(Short exercise) Take the lines from the beginning of the material through the line containing "const pts = ys" and retype them exactly, leaving the pictures out.
++++++
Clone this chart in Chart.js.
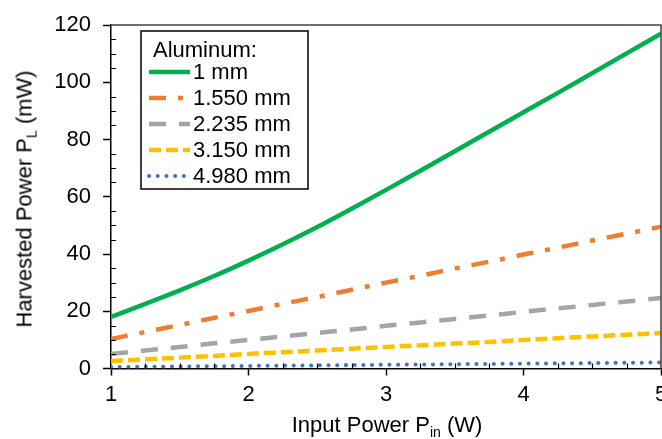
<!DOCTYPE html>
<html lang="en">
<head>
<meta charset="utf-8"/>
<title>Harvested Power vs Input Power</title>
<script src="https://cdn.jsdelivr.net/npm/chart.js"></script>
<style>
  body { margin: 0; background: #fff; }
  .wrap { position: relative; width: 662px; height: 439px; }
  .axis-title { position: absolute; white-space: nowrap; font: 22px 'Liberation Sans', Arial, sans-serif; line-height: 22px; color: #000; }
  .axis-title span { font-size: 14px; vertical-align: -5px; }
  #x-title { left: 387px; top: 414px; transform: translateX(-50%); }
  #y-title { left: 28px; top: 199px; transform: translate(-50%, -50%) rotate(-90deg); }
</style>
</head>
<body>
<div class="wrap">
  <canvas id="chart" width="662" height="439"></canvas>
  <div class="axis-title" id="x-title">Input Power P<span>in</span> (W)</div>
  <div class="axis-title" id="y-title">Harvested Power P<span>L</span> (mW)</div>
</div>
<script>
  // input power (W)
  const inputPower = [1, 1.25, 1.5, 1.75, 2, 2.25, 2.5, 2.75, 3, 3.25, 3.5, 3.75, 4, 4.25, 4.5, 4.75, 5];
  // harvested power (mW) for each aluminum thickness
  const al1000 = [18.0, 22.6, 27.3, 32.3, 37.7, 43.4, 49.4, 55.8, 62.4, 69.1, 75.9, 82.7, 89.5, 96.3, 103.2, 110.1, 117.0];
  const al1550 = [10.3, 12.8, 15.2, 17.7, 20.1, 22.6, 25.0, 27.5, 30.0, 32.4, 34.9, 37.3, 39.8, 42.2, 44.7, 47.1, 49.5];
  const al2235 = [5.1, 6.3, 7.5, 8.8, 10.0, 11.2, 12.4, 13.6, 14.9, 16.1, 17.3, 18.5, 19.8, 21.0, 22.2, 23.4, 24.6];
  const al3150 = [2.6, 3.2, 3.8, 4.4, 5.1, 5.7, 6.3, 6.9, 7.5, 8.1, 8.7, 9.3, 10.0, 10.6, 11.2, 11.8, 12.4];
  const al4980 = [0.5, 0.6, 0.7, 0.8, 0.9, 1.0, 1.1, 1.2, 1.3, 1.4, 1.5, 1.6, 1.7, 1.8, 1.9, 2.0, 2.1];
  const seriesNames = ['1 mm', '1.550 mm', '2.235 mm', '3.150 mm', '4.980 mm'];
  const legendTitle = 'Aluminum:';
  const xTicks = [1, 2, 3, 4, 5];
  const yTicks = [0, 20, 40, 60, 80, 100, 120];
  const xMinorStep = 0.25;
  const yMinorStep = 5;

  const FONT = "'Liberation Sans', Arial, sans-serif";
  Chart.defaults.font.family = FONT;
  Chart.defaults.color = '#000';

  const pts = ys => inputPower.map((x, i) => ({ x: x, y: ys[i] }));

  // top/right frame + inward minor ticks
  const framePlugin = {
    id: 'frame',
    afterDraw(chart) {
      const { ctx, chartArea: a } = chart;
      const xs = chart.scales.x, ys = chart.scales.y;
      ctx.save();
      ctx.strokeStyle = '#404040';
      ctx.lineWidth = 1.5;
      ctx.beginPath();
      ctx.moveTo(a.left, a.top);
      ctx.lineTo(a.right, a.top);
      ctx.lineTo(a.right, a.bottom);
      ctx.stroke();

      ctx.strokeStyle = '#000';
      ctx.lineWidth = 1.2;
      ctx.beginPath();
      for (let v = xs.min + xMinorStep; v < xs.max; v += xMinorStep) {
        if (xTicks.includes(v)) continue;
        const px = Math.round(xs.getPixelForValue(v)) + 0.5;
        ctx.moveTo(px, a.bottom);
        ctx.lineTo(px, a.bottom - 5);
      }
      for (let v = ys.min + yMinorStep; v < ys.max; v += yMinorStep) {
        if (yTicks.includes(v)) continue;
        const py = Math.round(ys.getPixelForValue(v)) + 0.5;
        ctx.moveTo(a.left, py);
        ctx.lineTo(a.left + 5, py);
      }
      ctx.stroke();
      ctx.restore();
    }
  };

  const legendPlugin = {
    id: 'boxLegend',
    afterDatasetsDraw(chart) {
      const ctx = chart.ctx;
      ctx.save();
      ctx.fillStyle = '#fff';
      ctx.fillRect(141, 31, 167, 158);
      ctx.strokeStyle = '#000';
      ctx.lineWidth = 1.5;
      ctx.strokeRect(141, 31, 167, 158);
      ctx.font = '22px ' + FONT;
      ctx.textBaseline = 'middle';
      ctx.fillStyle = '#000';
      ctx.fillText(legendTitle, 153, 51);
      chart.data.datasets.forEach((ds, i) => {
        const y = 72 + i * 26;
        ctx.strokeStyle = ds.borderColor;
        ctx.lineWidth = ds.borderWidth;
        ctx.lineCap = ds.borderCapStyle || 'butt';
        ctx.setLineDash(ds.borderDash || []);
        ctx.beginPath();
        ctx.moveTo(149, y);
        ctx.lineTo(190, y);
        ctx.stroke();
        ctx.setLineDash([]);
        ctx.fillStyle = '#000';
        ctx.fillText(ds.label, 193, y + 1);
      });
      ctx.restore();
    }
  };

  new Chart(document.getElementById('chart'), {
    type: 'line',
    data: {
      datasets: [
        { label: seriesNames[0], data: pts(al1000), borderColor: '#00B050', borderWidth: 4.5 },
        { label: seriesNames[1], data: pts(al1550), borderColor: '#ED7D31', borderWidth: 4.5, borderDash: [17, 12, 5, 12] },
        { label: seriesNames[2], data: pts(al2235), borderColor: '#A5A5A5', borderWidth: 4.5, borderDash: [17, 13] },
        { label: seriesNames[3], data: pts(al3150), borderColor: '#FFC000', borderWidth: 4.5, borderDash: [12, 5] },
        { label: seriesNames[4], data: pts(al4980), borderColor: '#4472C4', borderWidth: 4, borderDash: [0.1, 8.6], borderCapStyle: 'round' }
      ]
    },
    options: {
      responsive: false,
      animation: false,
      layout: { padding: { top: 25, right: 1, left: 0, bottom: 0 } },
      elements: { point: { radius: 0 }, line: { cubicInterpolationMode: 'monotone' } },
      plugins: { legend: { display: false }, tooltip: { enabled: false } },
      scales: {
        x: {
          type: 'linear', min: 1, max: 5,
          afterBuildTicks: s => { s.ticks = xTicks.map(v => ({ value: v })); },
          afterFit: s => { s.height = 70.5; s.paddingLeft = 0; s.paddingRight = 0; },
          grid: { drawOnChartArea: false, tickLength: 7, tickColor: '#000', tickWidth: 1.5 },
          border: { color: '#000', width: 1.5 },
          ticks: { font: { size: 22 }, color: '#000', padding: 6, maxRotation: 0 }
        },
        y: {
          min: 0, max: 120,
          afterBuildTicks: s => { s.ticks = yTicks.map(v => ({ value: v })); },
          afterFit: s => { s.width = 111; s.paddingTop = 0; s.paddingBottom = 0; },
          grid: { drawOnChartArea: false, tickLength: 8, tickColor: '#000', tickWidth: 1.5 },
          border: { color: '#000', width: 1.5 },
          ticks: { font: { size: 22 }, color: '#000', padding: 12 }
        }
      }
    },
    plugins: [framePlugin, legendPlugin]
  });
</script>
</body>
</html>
++++++
(Reply)
Clone this chart in Chart.js.
<!DOCTYPE html>
<html lang="en">
<head>
<meta charset="utf-8"/>
<title>Harvested Power vs Input Power</title>
<script src="https://cdn.jsdelivr.net/npm/chart.js"></script>
<style>
  body { margin: 0; background: #fff; }
  .wrap { position: relative; width: 662px; height: 439px; }
  .axis-title { position: absolute; white-space: nowrap; font: 22px 'Liberation Sans', Arial, sans-serif; line-height: 22px; color: #000; }
  .axis-title span { font-size: 14px; vertical-align: -5px; }
  #x-title { left: 387px; top: 414px; transform: translateX(-50%); }
  #y-title { left: 28px; top: 199px; transform: translate(-50%, -50%) rotate(-90deg); }
</style>
</head>
<body>
<div class="wrap">
  <canvas id="chart" width="662" height="439"></canvas>
  <div class="axis-title" id="x-title">Input Power P<span>in</span> (W)</div>
  <div class="axis-title" id="y-title">Harvested Power P<span>L</span> (mW)</div>
</div>
<script>
  // input power (W)
  const inputPower = [1, 1.25, 1.5, 1.75, 2, 2.25, 2.5, 2.75, 3, 3.25, 3.5, 3.75, 4, 4.25, 4.5, 4.75, 5];
  // harvested power (mW) for each aluminum thickness
  const al1000 = [18.0, 22.6, 27.3, 32.3, 37.7, 43.4, 49.4, 55.8, 62.4, 69.1, 75.9, 82.7, 89.5, 96.3, 103.2, 110.1, 117.0];
  const al1550 = [10.3, 12.8, 15.2, 17.7, 20.1, 22.6, 25.0, 27.5, 30.0, 32.4, 34.9, 37.3, 39.8, 42.2, 44.7, 47.1, 49.5];
  const al2235 = [5.1, 6.3, 7.5, 8.8, 10.0, 11.2, 12.4, 13.6, 14.9, 16.1, 17.3, 18.5, 19.8, 21.0, 22.2, 23.4, 24.6];
  const al3150 = [2.6, 3.2, 3.8, 4.4, 5.1, 5.7, 6.3, 6.9, 7.5, 8.1, 8.7, 9.3, 10.0, 10.6, 11.2, 11.8, 12.4];
  const al4980 = [0.5, 0.6, 0.7, 0.8, 0.9, 1.0, 1.1, 1.2, 1.3, 1.4, 1.5, 1.6, 1.7, 1.8, 1.9, 2.0, 2.1];
  const seriesNames = ['1 mm', '1.550 mm', '2.235 mm', '3.150 mm', '4.980 mm'];
  const legendTitle = 'Aluminum:';
  const xTicks = [1, 2, 3, 4, 5];
  const yTicks = [0, 20, 40, 60, 80, 100, 120];
  const xMinorStep = 0.25;
  const yMinorStep = 5;

  const FONT = "'Liberation Sans', Arial, sans-serif";
  Chart.defaults.font.family = FONT;
  Chart.defaults.color = '#000';

  const pts = ys => inputPower.map((x, i) => ({ x: x, y: ys[i] }));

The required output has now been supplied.